== WRITTEN TASK ==
Write out each line exactly as given. Leave the pictures out of your copy.

== DATA SEGMENT ==

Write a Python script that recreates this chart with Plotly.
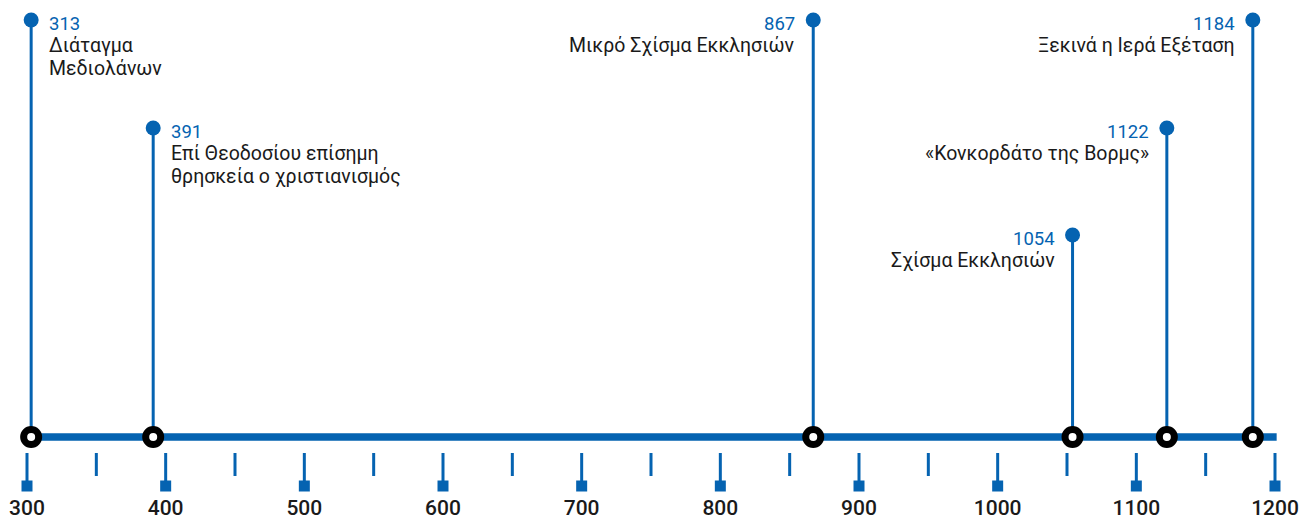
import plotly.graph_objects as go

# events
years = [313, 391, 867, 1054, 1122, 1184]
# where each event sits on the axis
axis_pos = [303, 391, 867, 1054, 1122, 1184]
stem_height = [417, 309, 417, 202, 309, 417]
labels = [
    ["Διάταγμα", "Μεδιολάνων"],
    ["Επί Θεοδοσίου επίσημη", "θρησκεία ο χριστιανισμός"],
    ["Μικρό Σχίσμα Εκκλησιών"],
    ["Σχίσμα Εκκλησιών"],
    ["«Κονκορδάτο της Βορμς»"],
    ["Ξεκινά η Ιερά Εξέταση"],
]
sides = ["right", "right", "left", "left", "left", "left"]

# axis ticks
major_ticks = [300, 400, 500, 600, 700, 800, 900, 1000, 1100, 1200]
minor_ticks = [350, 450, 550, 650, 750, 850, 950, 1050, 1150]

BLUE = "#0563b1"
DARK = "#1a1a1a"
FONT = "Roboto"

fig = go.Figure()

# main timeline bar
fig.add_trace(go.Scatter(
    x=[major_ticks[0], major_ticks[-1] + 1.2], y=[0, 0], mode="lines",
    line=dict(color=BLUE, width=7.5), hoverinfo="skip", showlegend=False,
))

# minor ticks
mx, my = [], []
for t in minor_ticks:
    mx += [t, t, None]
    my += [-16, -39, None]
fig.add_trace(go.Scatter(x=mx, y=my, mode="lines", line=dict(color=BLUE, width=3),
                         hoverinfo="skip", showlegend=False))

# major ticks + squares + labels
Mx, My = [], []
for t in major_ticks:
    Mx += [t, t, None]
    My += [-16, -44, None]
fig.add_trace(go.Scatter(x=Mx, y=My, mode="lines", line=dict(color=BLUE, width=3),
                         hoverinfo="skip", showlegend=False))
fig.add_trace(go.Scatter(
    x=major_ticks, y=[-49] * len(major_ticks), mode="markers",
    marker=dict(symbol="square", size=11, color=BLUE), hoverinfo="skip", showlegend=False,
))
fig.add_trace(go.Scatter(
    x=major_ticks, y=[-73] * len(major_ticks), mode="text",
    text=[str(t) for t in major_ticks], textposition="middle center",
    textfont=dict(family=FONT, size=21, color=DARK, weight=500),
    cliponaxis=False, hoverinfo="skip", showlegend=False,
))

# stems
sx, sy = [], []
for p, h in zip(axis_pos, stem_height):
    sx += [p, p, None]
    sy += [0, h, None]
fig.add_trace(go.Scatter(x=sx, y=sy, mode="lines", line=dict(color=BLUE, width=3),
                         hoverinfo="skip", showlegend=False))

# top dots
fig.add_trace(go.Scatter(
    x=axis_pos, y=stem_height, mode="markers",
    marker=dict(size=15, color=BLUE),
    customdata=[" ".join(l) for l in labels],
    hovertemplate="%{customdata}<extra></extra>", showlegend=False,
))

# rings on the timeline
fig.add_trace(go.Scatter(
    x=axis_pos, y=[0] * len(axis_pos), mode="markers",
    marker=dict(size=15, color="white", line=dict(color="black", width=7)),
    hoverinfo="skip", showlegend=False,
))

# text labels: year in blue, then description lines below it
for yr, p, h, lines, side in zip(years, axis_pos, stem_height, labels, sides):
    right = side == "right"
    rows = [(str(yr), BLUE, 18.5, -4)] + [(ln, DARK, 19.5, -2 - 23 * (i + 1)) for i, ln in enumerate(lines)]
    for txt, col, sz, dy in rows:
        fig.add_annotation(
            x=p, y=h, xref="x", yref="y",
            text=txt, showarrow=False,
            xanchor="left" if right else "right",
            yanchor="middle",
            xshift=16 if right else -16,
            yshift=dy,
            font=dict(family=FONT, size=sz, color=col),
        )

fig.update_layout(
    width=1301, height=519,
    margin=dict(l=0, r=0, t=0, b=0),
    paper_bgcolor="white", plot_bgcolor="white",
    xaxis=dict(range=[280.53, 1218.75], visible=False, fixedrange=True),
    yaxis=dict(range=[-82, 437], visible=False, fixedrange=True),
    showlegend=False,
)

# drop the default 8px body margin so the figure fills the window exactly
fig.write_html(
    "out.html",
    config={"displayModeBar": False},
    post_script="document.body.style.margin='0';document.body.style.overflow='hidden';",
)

== TASK OUTPUT ==
Write a Python script that recreates this chart with Plotly.
import plotly.graph_objects as go

# events
years = [313, 391, 867, 1054, 1122, 1184]
# where each event sits on the axis
axis_pos = [303, 391, 867, 1054, 1122, 1184]
stem_height = [417, 309, 417, 202, 309, 417]
labels = [
    ["Διάταγμα", "Μεδιολάνων"],
    ["Επί Θεοδοσίου επίσημη", "θρησκεία ο χριστιανισμός"],
    ["Μικρό Σχίσμα Εκκλησιών"],
    ["Σχίσμα Εκκλησιών"],
    ["«Κονκορδάτο της Βορμς»"],
    ["Ξεκινά η Ιερά Εξέταση"],
]
sides = ["right", "right", "left", "left", "left", "left"]

# axis ticks
major_ticks = [300, 400, 500, 600, 700, 800, 900, 1000, 1100, 1200]
minor_ticks = [350, 450, 550, 650, 750, 850, 950, 1050, 1150]

BLUE = "#0563b1"
DARK = "#1a1a1a"
FONT = "Roboto"

fig = go.Figure()

# main timeline bar
fig.add_trace(go.Scatter(
    x=[major_ticks[0], major_ticks[-1] + 1.2], y=[0, 0], mode="lines",
    line=dict(color=BLUE, width=7.5), hoverinfo="skip", showlegend=False,
))

# minor ticks
mx, my = [], []
for t in minor_ticks:
    mx += [t, t, None]
    my += [-16, -39, None]
fig.add_trace(go.Scatter(x=mx, y=my, mode="lines", line=dict(color=BLUE, width=3),
                         hoverinfo="skip", showlegend=False))

# major ticks + squares + labels
Mx, My = [], []
for t in major_ticks:
    Mx += [t, t, None]
    My += [-16, -44, None]
fig.add_trace(go.Scatter(x=Mx, y=My, mode="lines", line=dict(color=BLUE, width=3),
                         hoverinfo="skip", showlegend=False))
fig.add_trace(go.Scatter(
    x=major_ticks, y=[-49] * len(major_ticks), mode="markers",
    marker=dict(symbol="square", size=11, color=BLUE), hoverinfo="skip", showlegend=False,
))
fig.add_trace(go.Scatter(
    x=major_ticks, y=[-73] * len(major_ticks), mode="text",
    text=[str(t) for t in major_ticks], textposition="middle center",
    textfont=dict(family=FONT, size=21, color=DARK, weight=500),
    cliponaxis=False, hoverinfo="skip", showlegend=False,
))

# stems
sx, sy = [], []
for p, h in zip(axis_pos, stem_height):
    sx += [p, p, None]
    sy += [0, h, None]
fig.add_trace(go.Scatter(x=sx, y=sy, mode="lines", line=dict(color=BLUE, width=3),
                         hoverinfo="skip", showlegend=False))

# top dots
fig.add_trace(go.Scatter(
    x=axis_pos, y=stem_height, mode="markers",
    marker=dict(size=15, color=BLUE),
    customdata=[" ".join(l) for l in labels],
    hovertemplate="%{customdata}<extra></extra>", showlegend=False,
))

# rings on the timeline
fig.add_trace(go.Scatter(
    x=axis_pos, y=[0] * len(axis_pos), mode="markers",
    marker=dict(size=15, color="white", line=dict(color="black", width=7)),
    hoverinfo="skip", showlegend=False,
))

# text labels: year in blue, then description lines below it
for yr, p, h, lines, side in zip(years, axis_pos, stem_height, labels, sides):
    right = side == "right"
    rows = [(str(yr), BLUE, 18.5, -4)] + [(ln, DARK, 19.5, -2 - 23 * (i + 1)) for i, ln in enumerate(lines)]
    for txt, col, sz, dy in rows:
        fig.add_annotation(
            x=p, y=h, xref="x", yref="y",
            text=txt, showarrow=False,
            xanchor="left" if right else "right",
            yanchor="middle",
            xshift=16 if right else -16,
            yshift=dy,
            font=dict(family=FONT, size=sz, color=col),
        )

fig.update_layout(
    width=1301, height=519,
    margin=dict(l=0, r=0, t=0, b=0),
    paper_bgcolor="white", plot_bgcolor="white",
    xaxis=dict(range=[280.53, 1218.75], visible=False, fixedrange=True),
    yaxis=dict(range=[-82, 437], visible=False, fixedrange=True),
    showlegend=False,
)

# drop the default 8px body margin so the figure fills the window exactly
fig.write_html(
    "out.html",
    config={"displayModeBar": False},
    post_script="document.body.style.margin='0';document.body.style.overflow='hidden';",
)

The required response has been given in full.